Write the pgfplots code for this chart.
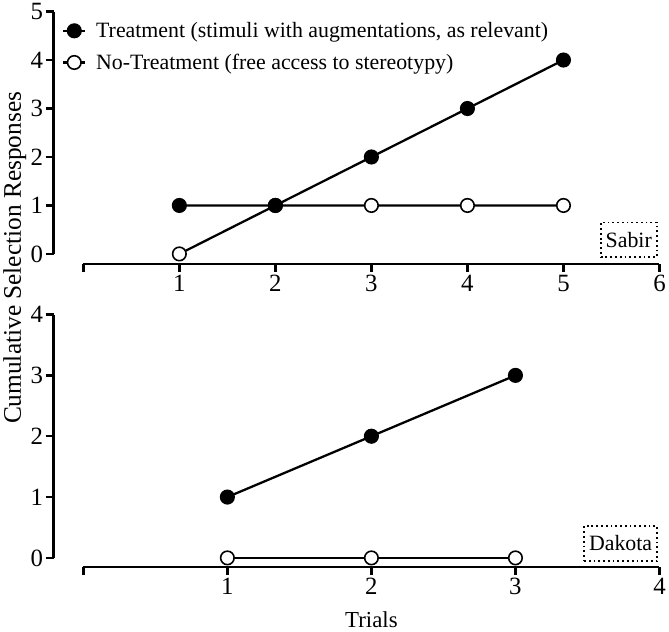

---

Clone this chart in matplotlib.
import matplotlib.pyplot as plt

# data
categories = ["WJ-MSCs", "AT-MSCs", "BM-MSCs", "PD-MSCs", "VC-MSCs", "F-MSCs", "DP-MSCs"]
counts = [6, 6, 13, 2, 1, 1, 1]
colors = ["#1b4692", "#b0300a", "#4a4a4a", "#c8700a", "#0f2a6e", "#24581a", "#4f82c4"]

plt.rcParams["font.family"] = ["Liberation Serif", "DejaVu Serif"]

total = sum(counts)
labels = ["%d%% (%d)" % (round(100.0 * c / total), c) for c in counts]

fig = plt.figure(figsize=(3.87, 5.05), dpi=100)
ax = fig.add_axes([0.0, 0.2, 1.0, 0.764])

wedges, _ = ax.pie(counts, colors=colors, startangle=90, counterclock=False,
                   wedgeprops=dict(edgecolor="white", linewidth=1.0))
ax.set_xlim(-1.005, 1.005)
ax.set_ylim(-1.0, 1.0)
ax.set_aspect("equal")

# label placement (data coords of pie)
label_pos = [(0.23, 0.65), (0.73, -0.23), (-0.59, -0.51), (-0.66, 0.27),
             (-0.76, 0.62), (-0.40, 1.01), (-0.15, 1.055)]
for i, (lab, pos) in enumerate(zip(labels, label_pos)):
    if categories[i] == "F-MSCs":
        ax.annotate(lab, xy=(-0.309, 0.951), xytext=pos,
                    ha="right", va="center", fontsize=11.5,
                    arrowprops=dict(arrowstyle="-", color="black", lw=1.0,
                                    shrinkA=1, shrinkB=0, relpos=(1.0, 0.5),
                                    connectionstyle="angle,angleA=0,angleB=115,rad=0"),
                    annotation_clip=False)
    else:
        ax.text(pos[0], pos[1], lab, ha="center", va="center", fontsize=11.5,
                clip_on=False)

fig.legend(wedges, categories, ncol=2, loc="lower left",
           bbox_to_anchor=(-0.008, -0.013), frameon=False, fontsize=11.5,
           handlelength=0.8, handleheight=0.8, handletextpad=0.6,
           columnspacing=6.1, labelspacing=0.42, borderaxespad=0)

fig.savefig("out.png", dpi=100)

* * *

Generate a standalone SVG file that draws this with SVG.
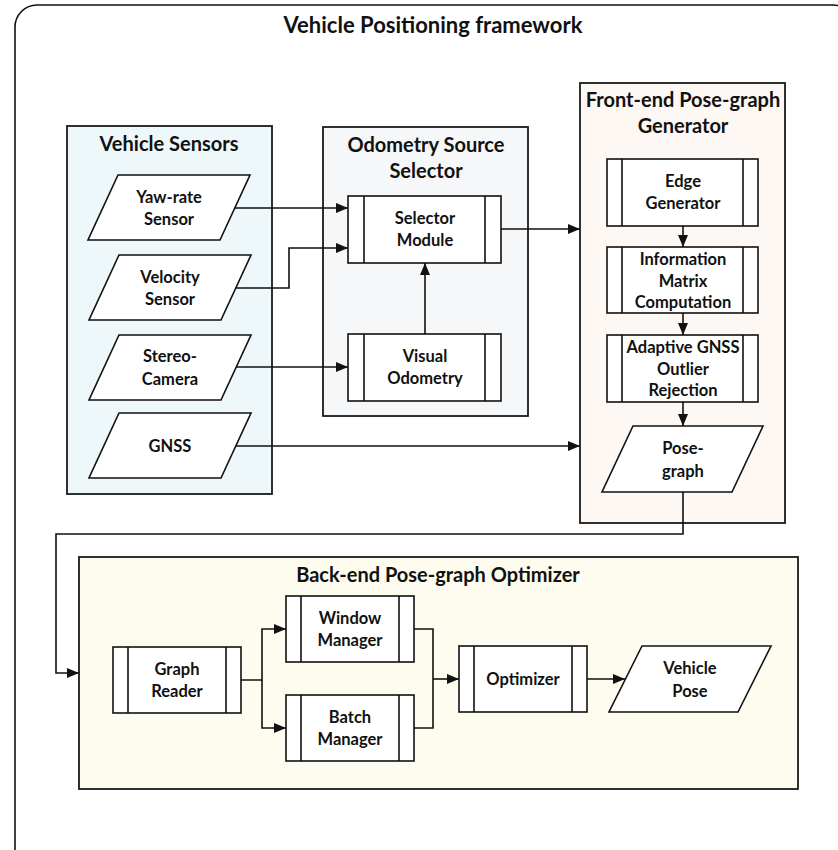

→ What this task involves:
Exactly as written, quote the lines from the one that has "Clone this chart in matplotlib." down to the one that has "clip_on=False)", and include both.

→ Exercise answer:
Clone this chart in matplotlib.
import matplotlib.pyplot as plt

# data
categories = ["WJ-MSCs", "AT-MSCs", "BM-MSCs", "PD-MSCs", "VC-MSCs", "F-MSCs", "DP-MSCs"]
counts = [6, 6, 13, 2, 1, 1, 1]
colors = ["#1b4692", "#b0300a", "#4a4a4a", "#c8700a", "#0f2a6e", "#24581a", "#4f82c4"]

plt.rcParams["font.family"] = ["Liberation Serif", "DejaVu Serif"]

total = sum(counts)
labels = ["%d%% (%d)" % (round(100.0 * c / total), c) for c in counts]

fig = plt.figure(figsize=(3.87, 5.05), dpi=100)
ax = fig.add_axes([0.0, 0.2, 1.0, 0.764])

wedges, _ = ax.pie(counts, colors=colors, startangle=90, counterclock=False,
                   wedgeprops=dict(edgecolor="white", linewidth=1.0))
ax.set_xlim(-1.005, 1.005)
ax.set_ylim(-1.0, 1.0)
ax.set_aspect("equal")

# label placement (data coords of pie)
label_pos = [(0.23, 0.65), (0.73, -0.23), (-0.59, -0.51), (-0.66, 0.27),
             (-0.76, 0.62), (-0.40, 1.01), (-0.15, 1.055)]
for i, (lab, pos) in enumerate(zip(labels, label_pos)):
    if categories[i] == "F-MSCs":
        ax.annotate(lab, xy=(-0.309, 0.951), xytext=pos,
                    ha="right", va="center", fontsize=11.5,
                    arrowprops=dict(arrowstyle="-", color="black", lw=1.0,
                                    shrinkA=1, shrinkB=0, relpos=(1.0, 0.5),
                                    connectionstyle="angle,angleA=0,angleB=115,rad=0"),
                    annotation_clip=False)
    else:
        ax.text(pos[0], pos[1], lab, ha="center", va="center", fontsize=11.5,
                clip_on=False)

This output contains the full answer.